Intel’s Ponte Vecchio HPC GPU is one of the most advanced chips ever designed. With an overall transistor count exceeding 100 billion, and total silicon of 3,100 mm^2, the HPC accelerator will combine three different nodes from Intel’s internal foundry and TSMC’s advanced nodes. The compute tiles will be fabbed on TSMC’s N5 (5nm) node, Xe-Link tiles on TSMC’s N7 (7nm) node, and the Foveros/Rambo Cache tiles on the Intel 7 (previously 10nm ESF) node.
| Chiplet/Tile | Number | Process Node |
|---|---|---|
| Compute Tile | 16 | TSMC N5 |
| RAMBO Cache Tiles | 8 | Intel 7 |
| Foveros Base Tiles | 2 | Intel 7 |
| Xe-Link Tiles | 2 | TSMC N7 |
| HBM2e Tiles | 8 | |
| EMIB Tiles | 11 | |
| Total Active Tiles | 47 | |
| Thermal Tiles | 16 | |
| Total Tiles | 63 |
Overall, Ponte Vecchio will consist of 63 tiles. Out of these 16 will be thermal/structural tiles, with the rest being Compute, Xe-Link, HBM2e, EMIB, Foveros, and Rambo Cache tiles. The RAMBO and Foveros tiles will be fabbed on the Intel 7 node while the Compute tiles and Xe-Link tiles will leverage TSMC’s N5, and N7 nodes, respectively.
Ponte Vecchio combines Intel’s leading-edge packaging technologies, namely Foveros and EMIB. The former is a 3D stacking technique, and the latter is a die-to-die 2D interconnect:
The Base Foveros dies are connected by Co-EMIB interconnects, as well as to the HBM dies.
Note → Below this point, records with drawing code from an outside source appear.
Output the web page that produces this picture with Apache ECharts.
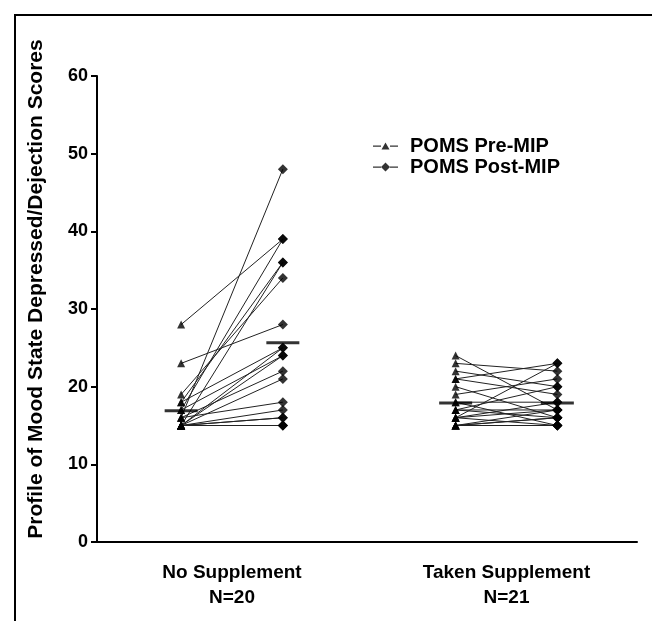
<!DOCTYPE html>
<html>
<head>
<meta charset="utf-8">
<script src="https://cdn.jsdelivr.net/npm/echarts@6/dist/echarts.min.js"></script>
<style>
  html, body { margin: 0; padding: 0; background: #fff; }
  #chart { width: 652px; height: 621px; }
</style>
</head>
<body>
<div id="chart"></div>
<script>
// group labels and where they sit on the x scale
var groupLabels = ["No Supplement\nN=20", "Taken Supplement\nN=21"];
var groupCenters = [3, 9.1];
var preX = [1.87, 7.97];
var postX = [4.13, 10.23];

// POMS scores, paired by subject (pre[i] -> post[i])
var noSuppPre = [28, 23, 19, 18, 18, 17, 17, 16, 16, 16, 15, 15, 15, 15, 15, 15, 15, 15, 15, 15];
var noSuppPost = [39, 28, 34, 36, 25, 39, 24, 48, 22, 18, 36, 25, 24, 21, 17, 16, 16, 15, 15, 15];
var takenPre = [24, 23, 22, 21, 21, 20, 19, 18, 18, 17, 17, 17, 16, 16, 16, 16, 15, 15, 15, 15, 15];
var takenPost = [17, 22, 20, 23, 19, 16, 21, 18, 15, 20, 17, 16, 23, 18, 17, 15, 17, 16, 16, 15, 15];

var yTicks = [0, 10, 20, 30, 40, 50, 60];

var groups = [
  { pre: noSuppPre, post: noSuppPost },
  { pre: takenPre, post: takenPost }
];

function mean(a) {
  var s = 0;
  for (var i = 0; i < a.length; i++) s += a[i];
  return s / a.length;
}

var series = [];
var preData = [], postData = [], meanData = [];

groups.forEach(function (g, gi) {
  for (var i = 0; i < g.pre.length; i++) {
    series.push({
      type: "line",
      data: [[preX[gi], g.pre[i]], [postX[gi], g.post[i]]],
      symbol: "none",
      silent: true,
      lineStyle: { color: "#222", width: 1 },
      z: 2
    });
    preData.push([preX[gi], g.pre[i]]);
    postData.push([postX[gi], g.post[i]]);
  }
  meanData.push([preX[gi], mean(g.pre)]);
  meanData.push([postX[gi], mean(g.post)]);
});

series.push({
  name: "POMS Pre-MIP",
  type: "scatter",
  symbol: "triangle",
  symbolSize: 8,
  itemStyle: { color: "#000" },
  data: preData,
  z: 4
});
series.push({
  name: "POMS Post-MIP",
  type: "scatter",
  symbol: "diamond",
  symbolSize: 10,
  itemStyle: { color: "#000" },
  data: postData,
  z: 4
});
series.push({
  type: "scatter",
  symbol: "rect",
  symbolSize: [33, 3],
  itemStyle: { color: "#000" },
  data: meanData,
  z: 5
});

var myChart = echarts.init(document.getElementById("chart"));
var option = {
  animation: false,
  backgroundColor: "#fff",
  textStyle: { fontFamily: "Liberation Sans", fontWeight: "bold", color: "#000" },
  graphic: [
    {
      type: "rect",
      shape: { x: 15, y: 15, width: 700, height: 700 },
      style: { fill: "none", stroke: "#000", lineWidth: 2 },
      silent: true
    }
  ],
  grid: { left: 97, top: 76, right: 15, bottom: 79, containLabel: false },
  legend: {
    left: 368,
    top: 131,
    orient: "vertical",
    itemGap: 1,
    itemWidth: 25,
    itemHeight: 10,
    textStyle: {
      fontSize: 20, lineHeight: 20, fontWeight: "bold", color: "#000",
      fontFamily: "Liberation Sans", padding: [0, 0, 0, 7]
    },
    data: [
      {
        name: "POMS Pre-MIP",
        icon: "path://M0,4.5L8,4.5L8,5.7L0,5.7Z M8.5,8.5L12.5,1.5L16.5,8.5Z M17,4.5L25,4.5L25,5.7L17,5.7Z"
      },
      {
        name: "POMS Post-MIP",
        icon: "path://M0,4.5L8,4.5L8,5.7L0,5.7Z M12.5,0.5L17,5L12.5,9.5L8,5Z M17,4.5L25,4.5L25,5.7L17,5.7Z"
      }
    ]
  },
  xAxis: {
    type: "value",
    min: 0,
    max: 12,
    splitLine: { show: false },
    axisLine: { onZero: false, lineStyle: { color: "#000", width: 2 } },
    axisTick: { show: false },
    axisLabel: {
      customValues: groupCenters,
      margin: 18,
      fontSize: 19,
      lineHeight: 25,
      fontWeight: "bold",
      color: "#000",
      formatter: function (v) {
        var i = groupCenters.indexOf(v);
        return i >= 0 ? groupLabels[i] : "";
      }
    }
  },
  yAxis: {
    type: "value",
    min: 0,
    max: 60,
    interval: 10,
    name: "Profile of Mood State Depressed/Dejection Scores",
    nameLocation: "middle",
    nameGap: 50,
    nameTextStyle: { fontSize: 21, fontWeight: "bold", color: "#000", padding: [0, 0, 0, 40] },
    splitLine: { show: false },
    axisLine: { show: true, lineStyle: { color: "#000", width: 2 } },
    axisTick: { show: true, length: 6, lineStyle: { color: "#000", width: 2 } },
    axisLabel: {
      fontSize: 18,
      fontWeight: "bold",
      color: "#000",
      margin: 9,
      formatter: function (v) {
        return yTicks.indexOf(v) >= 0 ? String(v) : "";
      }
    }
  },
  series: series
};
option && myChart.setOption(option);
</script>
</body>
</html>
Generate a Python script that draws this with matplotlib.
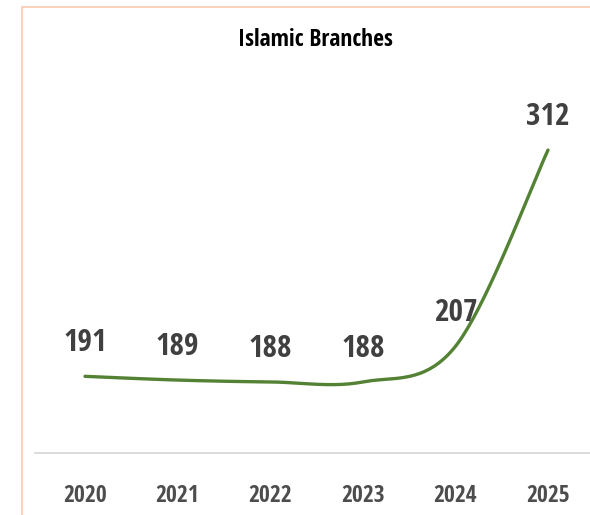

EMIB is also used to connect the compute and RAMBO tiles, in addition to the Xe Link and HBM dies.
Unsurprisingly, Ponte Vecchio with a thermal design target of 450W has a Tc limit of 76 degrees on the compute/RAMBO dies. The 600W design has a Tc limit of 81 degrees for the computer die, and 78 degrees for the Xe-Link die. Overall, Intel’s packaging floorplan looks a lot like AMD’s…on steroids.